On remarque par ailleurs qu’il n’y aura plus de parcours d’excellence avec la possibilité d’évaluer le niveau B2 alors que cela était possible avec la LV2 de spécialité et que les parcours bilingues ne sont pas pris en compte.
L’ensemble de ces modifications, toutes plus dévalorisantes les unes que les autres, risque de dégrader l’image de l’enseignement de la langue régionale aux yeux des élèves. Le ministère aura dès lors beau jeu d’en conclure à la non-attractivité de notre discipline, et il est peu probable que cela l’incite à prendre des mesures propres à lui restituer cette attractivité. Qui dès lors osera blâmer certains des membres de notre association d’en conclure que le but inavoué et inavouable du ministre est tout simplement de saborder cet enseignement ?

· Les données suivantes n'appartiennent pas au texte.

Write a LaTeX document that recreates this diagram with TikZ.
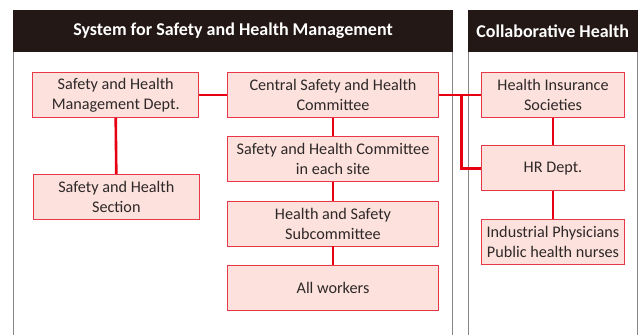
\documentclass[tikz,border=0pt]{standalone}
\usepackage{fontspec}
\setmainfont{Carlito}
\definecolor{hdr}{HTML}{231815}
\definecolor{lnred}{HTML}{E60012}
\definecolor{bxred}{HTML}{E83848}
\definecolor{bxfill}{HTML}{FCE1DC}
\definecolor{txt}{HTML}{2E2828}
\definecolor{pan}{HTML}{8A8585}
\tikzset{
  orgbox/.style={draw=bxred, fill=bxfill, line width=0.9pt, align=center, text=txt,
    font=\fontsize{16.2}{20}\selectfont, inner sep=0pt, minimum height=45pt},
  conn/.style={draw=lnred, line width=2.6pt},
  hdrtext/.style={text=white, font=\bfseries\fontsize{18}{21}\selectfont, inner sep=0pt},
  panline/.style={draw=pan, line width=1.2pt}
}
\begin{document}
\begin{tikzpicture}[x=1pt,y=-1pt]
\useasboundingbox (0,0) rectangle (640,335);
% panels
\fill[hdr] (13,10) rectangle (453,52);
\fill[hdr] (467.7,10) rectangle (637.7,52);
\draw[panline] (13.6,52) -- (13.6,335);
\draw[panline] (452.6,52) -- (452.6,335);
\draw[panline] (468.3,52) -- (468.3,335);
\draw[panline] (637.1,52) -- (637.1,335);
\node[hdrtext] (h1) at (233,31) {System for Safety and Health Management};
\node[hdrtext] (h2) at (552.7,31) {Collaborative Health};
% boxes
\node[orgbox, minimum width=166pt] (shm) at (115.7,94.8) {Safety and Health\\Management Dept.};
\node[orgbox, minimum width=166pt] (sec) at (116.3,196.8) {Safety and Health\\Section};
\node[orgbox, minimum width=211.4pt] (cen) at (333,94.8) {Central Safety and Health\\Committee};
\node[orgbox, minimum width=211.4pt] (site) at (333,159.2) {Safety and Health Committee\\in each site};
\node[orgbox, minimum width=211.4pt] (sub) at (333,223.5) {Health and Safety\\Subcommittee};
\node[orgbox, minimum width=211.4pt] (all) at (333,287.8) {All workers};
\node[orgbox, minimum width=143.4pt] (hi) at (553,94.8) {Health Insurance\\Societies};
\node[orgbox, minimum width=143.4pt] (hr) at (553,168.2) {HR Dept.};
\node[orgbox, minimum width=143.4pt] (ind) at (553,241.8) {Industrial Physicians\\Public health nurses};
% connectors
\coordinate (j) at (461.7,94.8);
\coordinate (jb) at (461.7,168.2);
\path[conn] (shm.east) -- (cen.west);
\path[conn] (shm.south) -- (sec.north);
\path[conn] (cen.south) -- (site.north);
\path[conn] (site.south) -- (sub.north);
\path[conn] (sub.south) -- (all.north);
\path[conn] (cen.east) -- (hi.west);
\path[conn] (j) -- (jb) -- (hr.west);
\path[conn] (hi.south) -- (hr.north);
\path[conn] (hr.south) -- (ind.north);
\end{tikzpicture}
\end{document}
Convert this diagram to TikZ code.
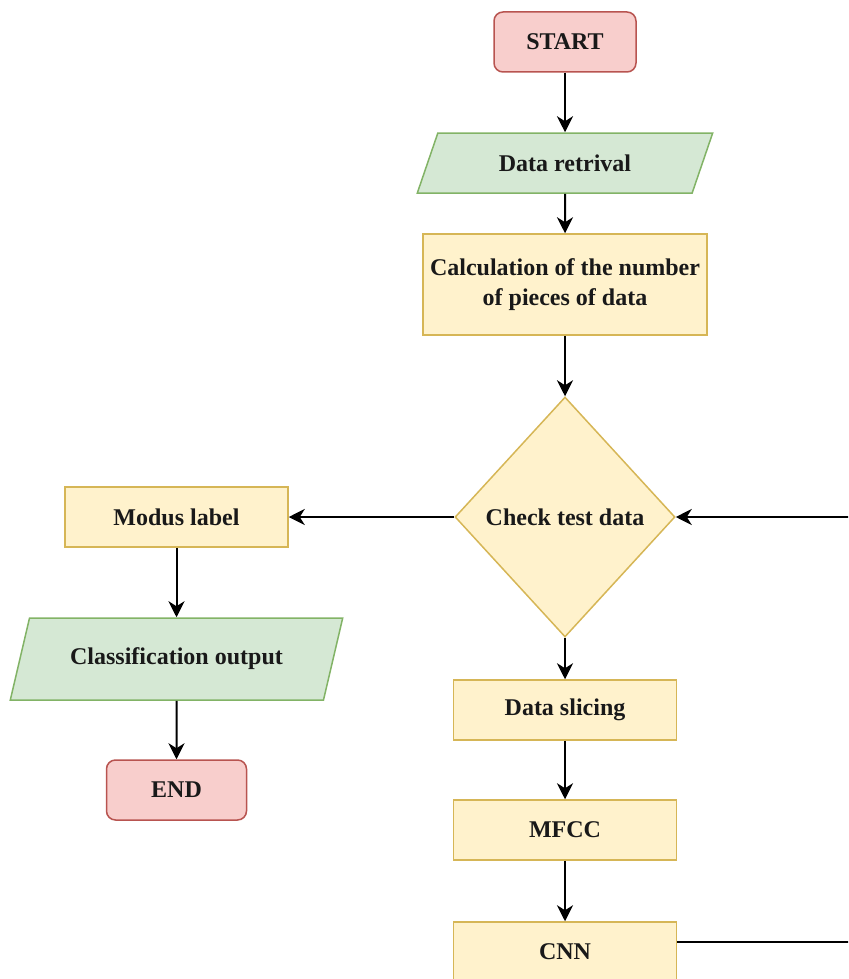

Pour résumer, la réponse lénifiante concédée par le ministère à nos demandes, ainsi qu’à celles de nombreux élus, ne peut en aucun cas être considérée comme satisfaisante. Les professionnels qui se dévouent à la promotion des langues de France ne sauraient l’accepter.
C’est la raison pour laquelle nous demandons une véritable concertation pour que soient opérés les réajustements nécessaires permettant une véritable relance de l’enseignement des langues régionales conformément aux besoins, aux engagements de la France et de son président.
Notre association, en synergie avec les associations de promotion des autres langues vivantes et avec les organisations syndicales ne manquera pas, d’ores et déjà, de transmettre aux élus et aux organisations syndicales sa lecture argumentée de la réforme et de leur demander d’intervenir auprès du ministère pour qu’il mette fin à ce qui ne peut pas être vu autrement que comme une attaque frontale contre l’enseignement de l’occitan et des autres langues de France.